The broader the castigation, the more likely to achieve momentum that can actually enact said reforms, given the disadvantages of taking on these vast incumbent interests and a government that is easily susceptible to gridlock driven by a minority.

MrDrMcCoy|14 days ago

And we can get there with ranked-choice voting. We really need to press hard until we get it.

manithree|14 days ago

> Get money out of politics

If you also mean make it so Congress doesn't have a $4T slush fund to buy favors and influence every year, then I'm on board. If you think reducing the paltry sums spent on campaign contributions is going to take the money out of politics, you're bad at math.

whattheheckheck|14 days ago

Does the next coalition have any money?

Gormo|14 days ago

> Get money out of politics (reverse citizens united) and enact

Citizens United was a case about a federal agency attempting to suppress the publication of a movie due to breaching "electioneering communications" rules first introduced in 2002. Contrary to the common narrative, it was more a case of the government arguing "speech is money" as a pretext to use its authority to regulate certain expenditures of money in order to control what information could be released into the media ecosystem. The court struck this down under a correct application of consistent first amendment jurisprudence, ruling that speech is always protected by the constitution, and cannot be suppressed under the guise of regulating spending.

The case and the ruling had nothing to do with campaign donations or funding of candidates. Overturning the Citizens United ruling would create a situation in which agencies under the authority of incumbent politicians would be able to control and curate public political discourse in the lead-up to elections. This is likely the exact opposite of what you intend.

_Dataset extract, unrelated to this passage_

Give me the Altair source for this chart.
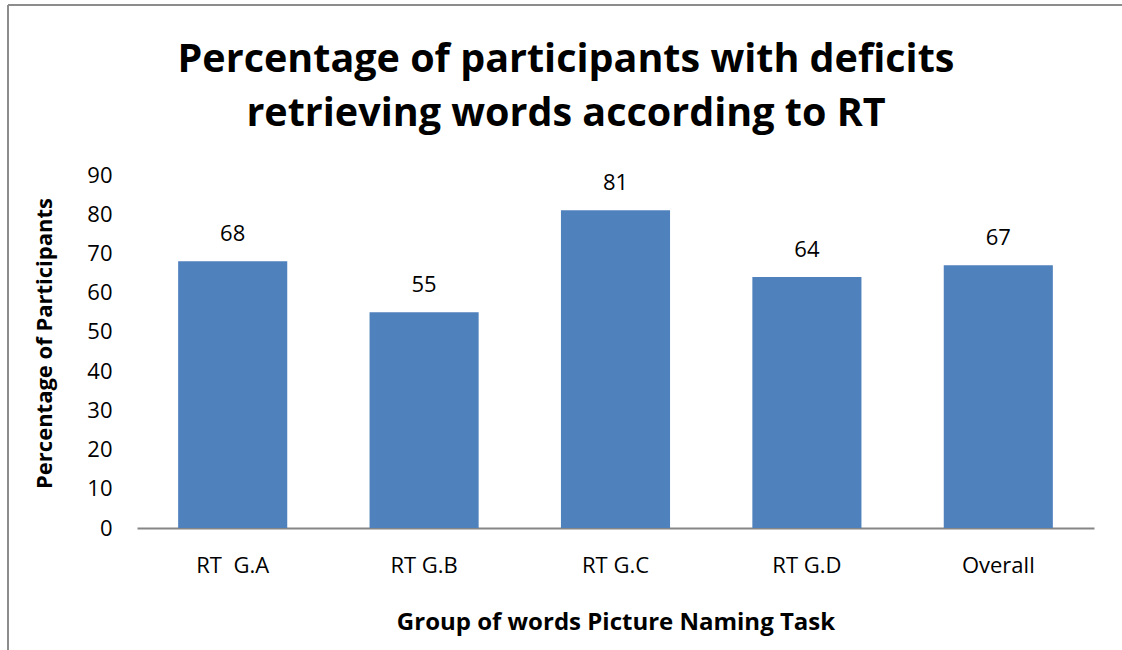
import altair as alt
import pandas as pd

categories = ["RT\u00a0 G.A", "RT G.B", "RT G.C", "RT G.D", "Overall"]
values = [68, 55, 81, 64, 67]
y_ticks = [0, 10, 20, 30, 40, 50, 60, 70, 80, 90]
title_lines = ["Percentage of participants with deficits", "retrieving words according to RT"]

df = pd.DataFrame({"group": categories, "pct": values})

FONT = "Open Sans"
BLUE = "#4F81BD"

x_enc = alt.X("group:N", sort=categories,
              scale=alt.Scale(paddingInner=0.43, paddingOuter=0.215),
              axis=alt.Axis(title="Group of words Picture Naming Task", labelAngle=0,
                            labelFontSize=22, labelFont=FONT, labelColor="black",
                            labelPadding=27, ticks=False, domainColor="#868686", domainWidth=2,
                            titleFont=FONT, titleFontSize=24, titleFontWeight="bold",
                            titleColor="black", titlePadding=34))
y_enc = alt.Y("pct:Q", scale=alt.Scale(domain=[0, 90], nice=False),
              axis=alt.Axis(title="Percentage of Participants", values=y_ticks,
                            grid=False, domain=False, ticks=False, labelOverlap=False,
                            labelFlush=False,
                            labelFontSize=22, labelFont=FONT, labelColor="black",
                            labelPadding=25, titleFont=FONT, titleFontSize=22,
                            titleFontWeight="bold", titleColor="black", titlePadding=30,
                            titleY=168))

base = alt.Chart(df)

bars = base.mark_bar(color=BLUE).encode(x=x_enc, y=y_enc)

labels = base.mark_text(dy=-27, fontSize=22, font=FONT, color="black", baseline="middle").encode(
    x=x_enc, y=y_enc, text="pct:Q",
)

one = pd.DataFrame({"a": [0]})
title = alt.Chart(one).mark_text(
    font=FONT, fontSize=39.5, fontWeight="bold", color="black",
    align="center", baseline="middle", lineHeight=54,
).encode(x=alt.value(429), y=alt.value(-115), text=alt.value(title_lines))

border_top = alt.Chart(one).mark_rule(color="#8c8c8c", strokeWidth=2, clip=False).encode(
    x=alt.value(-129), x2=alt.value(1000), y=alt.value(-170))
border_left = alt.Chart(one).mark_rule(color="#8c8c8c", strokeWidth=2, clip=False).encode(
    x=alt.value(-129), y=alt.value(-170), y2=alt.value(480))

chart = alt.layer(bars, labels, title, border_top, border_left).properties(
    width=957, height=353,
    autosize=alt.AutoSizeParams(type="none"),
    padding={"left": 137, "top": 175, "right": 28, "bottom": 122},
).configure_view(stroke=None)

chart.save("out.html", embed_options={"renderer": "svg", "actions": False})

> term/age limits for all public offices.

Term limits would have the effect of creating large incentives for office holders to use the prerogatives of office to set themselves up for their future careers after their terms expire. Term-limited politicians would be even more motivated than those in the status quo to hand out favors to potential future employers and business partners.

On top of that, it would be much more difficult for for politicians to establish notoriety and carve out a base of direct public support by building reputation in office. Instead, a steady stream of relative unknowns would require support from sponsors and entrenched party organizations to win office, making back-room players much more powerful than in the status quo. This is, again, likely to result in the exact opposite of what you intend.

> Given recent relevations re Epstein this is our best chance to reform corruption in generations.

Agreed, but that will require voters to abandon their reflexive partisan positions and accept that the institutions themselves are dysfunctional, irrespective of which people happen to be administering it at any given time. In the current cultural climate, that seems unfortunately unlikely.

SergeAx|14 days ago

I am almost sure that those two acts refer to human beings reading and listening, not to algorithms. Or at least a decent corporate lawyer will convincingly turn things that way.

mschuster91|14 days ago

> We have a branch of government called Congress

... that has been virtually useless as it has been rendered ineffective by Republican obstructionism and the unwillingness of the Democrats to counteract it, leading to the current state of Trump being able to do what he wants completely unchecked.

epolanski|14 days ago

That's a flaw of the constitution and it's revisions.

You should always assume bad actors when designing a political system.

And that's why parliamentary republics where you elect parties that form coalitions that chooses a prime minister who still has to deal with opposition and its own party support, every day, are much more resilient to authoritarianisn.

In fact there hasn't been a single parliamentary republic to turn authoritarian since Sri Lanka 50 years ago. Presidential ones? As many as you wish.

It's very stupid to elect single individuals to executive power.